Aim of the exercise:
The records below must be transcribed exactly. Do not include the pictures.

Available data:
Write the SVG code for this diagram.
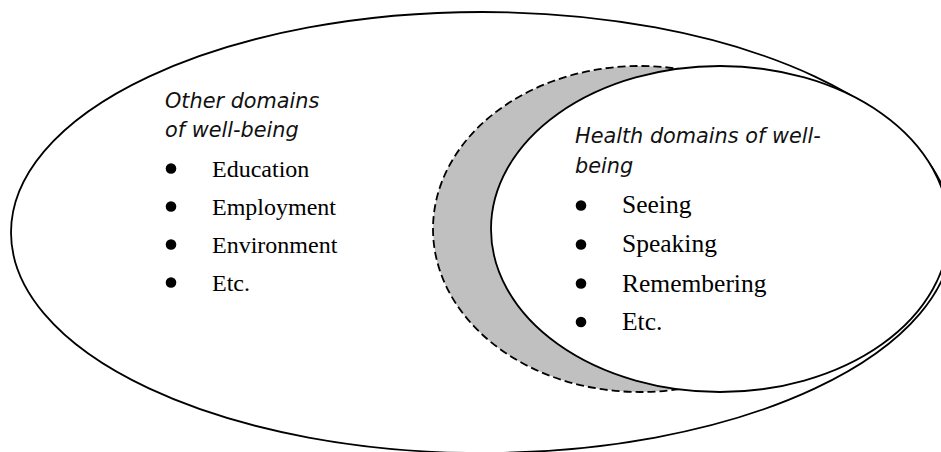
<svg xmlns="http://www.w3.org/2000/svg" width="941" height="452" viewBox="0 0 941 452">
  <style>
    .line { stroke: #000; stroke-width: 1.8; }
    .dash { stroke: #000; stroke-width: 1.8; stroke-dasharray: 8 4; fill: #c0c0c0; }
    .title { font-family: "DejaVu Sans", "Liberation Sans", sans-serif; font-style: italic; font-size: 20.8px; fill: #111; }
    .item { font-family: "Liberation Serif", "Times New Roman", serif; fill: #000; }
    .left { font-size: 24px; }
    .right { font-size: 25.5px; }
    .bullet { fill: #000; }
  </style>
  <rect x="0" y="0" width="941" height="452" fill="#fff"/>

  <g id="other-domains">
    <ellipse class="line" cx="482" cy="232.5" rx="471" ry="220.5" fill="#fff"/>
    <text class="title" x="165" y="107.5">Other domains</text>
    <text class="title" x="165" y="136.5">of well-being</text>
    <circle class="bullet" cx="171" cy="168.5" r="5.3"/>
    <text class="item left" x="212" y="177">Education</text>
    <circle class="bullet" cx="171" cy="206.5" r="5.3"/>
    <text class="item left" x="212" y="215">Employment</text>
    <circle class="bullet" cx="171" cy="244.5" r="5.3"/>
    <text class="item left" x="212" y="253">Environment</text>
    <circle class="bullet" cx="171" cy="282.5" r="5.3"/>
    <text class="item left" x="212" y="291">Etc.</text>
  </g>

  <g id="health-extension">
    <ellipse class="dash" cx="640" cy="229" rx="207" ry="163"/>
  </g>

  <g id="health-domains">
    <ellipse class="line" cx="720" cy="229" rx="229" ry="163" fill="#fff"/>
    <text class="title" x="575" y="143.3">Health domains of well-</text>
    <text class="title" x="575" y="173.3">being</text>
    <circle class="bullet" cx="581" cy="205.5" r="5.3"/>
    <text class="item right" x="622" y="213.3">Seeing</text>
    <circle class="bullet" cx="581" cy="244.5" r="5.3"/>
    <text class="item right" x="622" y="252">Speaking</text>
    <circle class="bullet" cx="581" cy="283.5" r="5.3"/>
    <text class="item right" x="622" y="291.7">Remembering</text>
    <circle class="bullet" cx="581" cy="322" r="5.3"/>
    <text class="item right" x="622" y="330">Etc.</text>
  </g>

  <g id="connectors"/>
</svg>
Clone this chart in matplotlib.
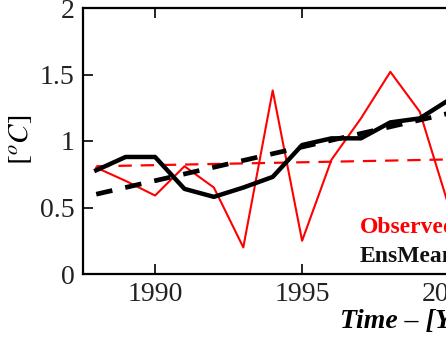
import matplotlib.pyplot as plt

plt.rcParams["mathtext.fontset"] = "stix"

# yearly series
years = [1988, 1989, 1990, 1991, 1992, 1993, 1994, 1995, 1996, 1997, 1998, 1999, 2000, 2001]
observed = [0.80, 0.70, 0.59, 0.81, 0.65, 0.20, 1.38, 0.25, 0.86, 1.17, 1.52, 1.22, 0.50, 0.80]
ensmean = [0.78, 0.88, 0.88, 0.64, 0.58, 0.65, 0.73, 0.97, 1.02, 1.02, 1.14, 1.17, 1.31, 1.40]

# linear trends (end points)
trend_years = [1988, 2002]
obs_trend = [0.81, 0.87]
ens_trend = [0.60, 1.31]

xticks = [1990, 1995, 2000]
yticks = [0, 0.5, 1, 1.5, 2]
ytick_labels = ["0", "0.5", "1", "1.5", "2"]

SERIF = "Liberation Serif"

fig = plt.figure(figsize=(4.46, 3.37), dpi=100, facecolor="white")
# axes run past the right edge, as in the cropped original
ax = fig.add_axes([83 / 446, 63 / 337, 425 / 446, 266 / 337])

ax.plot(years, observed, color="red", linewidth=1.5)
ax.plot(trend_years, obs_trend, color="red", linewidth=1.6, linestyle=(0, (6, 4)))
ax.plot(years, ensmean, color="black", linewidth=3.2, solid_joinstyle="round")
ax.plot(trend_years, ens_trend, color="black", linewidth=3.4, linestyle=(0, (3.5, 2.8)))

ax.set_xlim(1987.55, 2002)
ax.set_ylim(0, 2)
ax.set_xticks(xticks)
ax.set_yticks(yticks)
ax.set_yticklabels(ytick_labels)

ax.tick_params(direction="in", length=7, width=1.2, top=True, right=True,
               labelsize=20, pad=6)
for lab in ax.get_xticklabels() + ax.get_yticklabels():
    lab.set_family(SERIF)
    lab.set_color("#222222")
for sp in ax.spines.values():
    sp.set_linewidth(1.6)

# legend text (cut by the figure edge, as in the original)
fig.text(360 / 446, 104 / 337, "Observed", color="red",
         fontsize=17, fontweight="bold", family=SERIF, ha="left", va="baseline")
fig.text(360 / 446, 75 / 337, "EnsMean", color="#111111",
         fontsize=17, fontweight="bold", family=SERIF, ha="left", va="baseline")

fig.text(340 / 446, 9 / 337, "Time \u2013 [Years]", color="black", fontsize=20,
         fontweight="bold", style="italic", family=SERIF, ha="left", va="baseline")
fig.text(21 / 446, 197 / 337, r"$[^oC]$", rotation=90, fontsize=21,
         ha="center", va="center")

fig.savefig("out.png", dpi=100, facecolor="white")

Solution to this exercise:
Write the SVG code for this diagram.
<svg xmlns="http://www.w3.org/2000/svg" width="941" height="452" viewBox="0 0 941 452">
  <style>
    .line { stroke: #000; stroke-width: 1.8; }
    .dash { stroke: #000; stroke-width: 1.8; stroke-dasharray: 8 4; fill: #c0c0c0; }
    .title { font-family: "DejaVu Sans", "Liberation Sans", sans-serif; font-style: italic; font-size: 20.8px; fill: #111; }
    .item { font-family: "Liberation Serif", "Times New Roman", serif; fill: #000; }
    .left { font-size: 24px; }
    .right { font-size: 25.5px; }
    .bullet { fill: #000; }
  </style>
  <rect x="0" y="0" width="941" height="452" fill="#fff"/>

  <g id="other-domains">
    <ellipse class="line" cx="482" cy="232.5" rx="471" ry="220.5" fill="#fff"/>
    <text class="title" x="165" y="107.5">Other domains</text>
    <text class="title" x="165" y="136.5">of well-being</text>
    <circle class="bullet" cx="171" cy="168.5" r="5.3"/>
    <text class="item left" x="212" y="177">Education</text>
    <circle class="bullet" cx="171" cy="206.5" r="5.3"/>
    <text class="item left" x="212" y="215">Employment</text>
    <circle class="bullet" cx="171" cy="244.5" r="5.3"/>
    <text class="item left" x="212" y="253">Environment</text>
    <circle class="bullet" cx="171" cy="282.5" r="5.3"/>
    <text class="item left" x="212" y="291">Etc.</text>
  </g>

  <g id="health-extension">
    <ellipse class="dash" cx="640" cy="229" rx="207" ry="163"/>
  </g>

  <g id="health-domains">
    <ellipse class="line" cx="720" cy="229" rx="229" ry="163" fill="#fff"/>
    <text class="title" x="575" y="143.3">Health domains of well-</text>
    <text class="title" x="575" y="173.3">being</text>
    <circle class="bullet" cx="581" cy="205.5" r="5.3"/>
    <text class="item right" x="622" y="213.3">Seeing</text>
    <circle class="bullet" cx="581" cy="244.5" r="5.3"/>
    <text class="item right" x="622" y="252">Speaking</text>
    <circle class="bullet" cx="581" cy="283.5" r="5.3"/>
    <text class="item right" x="622" y="291.7">Remembering</text>
    <circle class="bullet" cx="581" cy="322" r="5.3"/>
    <text class="item right" x="622" y="330">Etc.</text>
  </g>

  <g id="connectors"/>
</svg>
Clone this chart in matplotlib.
import matplotlib.pyplot as plt

plt.rcParams["mathtext.fontset"] = "stix"

# yearly series
years = [1988, 1989, 1990, 1991, 1992, 1993, 1994, 1995, 1996, 1997, 1998, 1999, 2000, 2001]
observed = [0.80, 0.70, 0.59, 0.81, 0.65, 0.20, 1.38, 0.25, 0.86, 1.17, 1.52, 1.22, 0.50, 0.80]
ensmean = [0.78, 0.88, 0.88, 0.64, 0.58, 0.65, 0.73, 0.97, 1.02, 1.02, 1.14, 1.17, 1.31, 1.40]

# linear trends (end points)
trend_years = [1988, 2002]
obs_trend = [0.81, 0.87]
ens_trend = [0.60, 1.31]

xticks = [1990, 1995, 2000]
yticks = [0, 0.5, 1, 1.5, 2]
ytick_labels = ["0", "0.5", "1", "1.5", "2"]

SERIF = "Liberation Serif"

fig = plt.figure(figsize=(4.46, 3.37), dpi=100, facecolor="white")
# axes run past the right edge, as in the cropped original
ax = fig.add_axes([83 / 446, 63 / 337, 425 / 446, 266 / 337])

ax.plot(years, observed, color="red", linewidth=1.5)
ax.plot(trend_years, obs_trend, color="red", linewidth=1.6, linestyle=(0, (6, 4)))
ax.plot(years, ensmean, color="black", linewidth=3.2, solid_joinstyle="round")
ax.plot(trend_years, ens_trend, color="black", linewidth=3.4, linestyle=(0, (3.5, 2.8)))

ax.set_xlim(1987.55, 2002)
ax.set_ylim(0, 2)
ax.set_xticks(xticks)
ax.set_yticks(yticks)
ax.set_yticklabels(ytick_labels)

ax.tick_params(direction="in", length=7, width=1.2, top=True, right=True,
               labelsize=20, pad=6)
for lab in ax.get_xticklabels() + ax.get_yticklabels():
    lab.set_family(SERIF)
    lab.set_color("#222222")
for sp in ax.spines.values():
    sp.set_linewidth(1.6)

# legend text (cut by the figure edge, as in the original)
fig.text(360 / 446, 104 / 337, "Observed", color="red",
         fontsize=17, fontweight="bold", family=SERIF, ha="left", va="baseline")
fig.text(360 / 446, 75 / 337, "EnsMean", color="#111111",
         fontsize=17, fontweight="bold", family=SERIF, ha="left", va="baseline")

fig.text(340 / 446, 9 / 337, "Time \u2013 [Years]", color="black", fontsize=20,
         fontweight="bold", style="italic", family=SERIF, ha="left", va="baseline")
fig.text(21 / 446, 197 / 337, r"$[^oC]$", rotation=90, fontsize=21,
         ha="center", va="center")

fig.savefig("out.png", dpi=100, facecolor="white")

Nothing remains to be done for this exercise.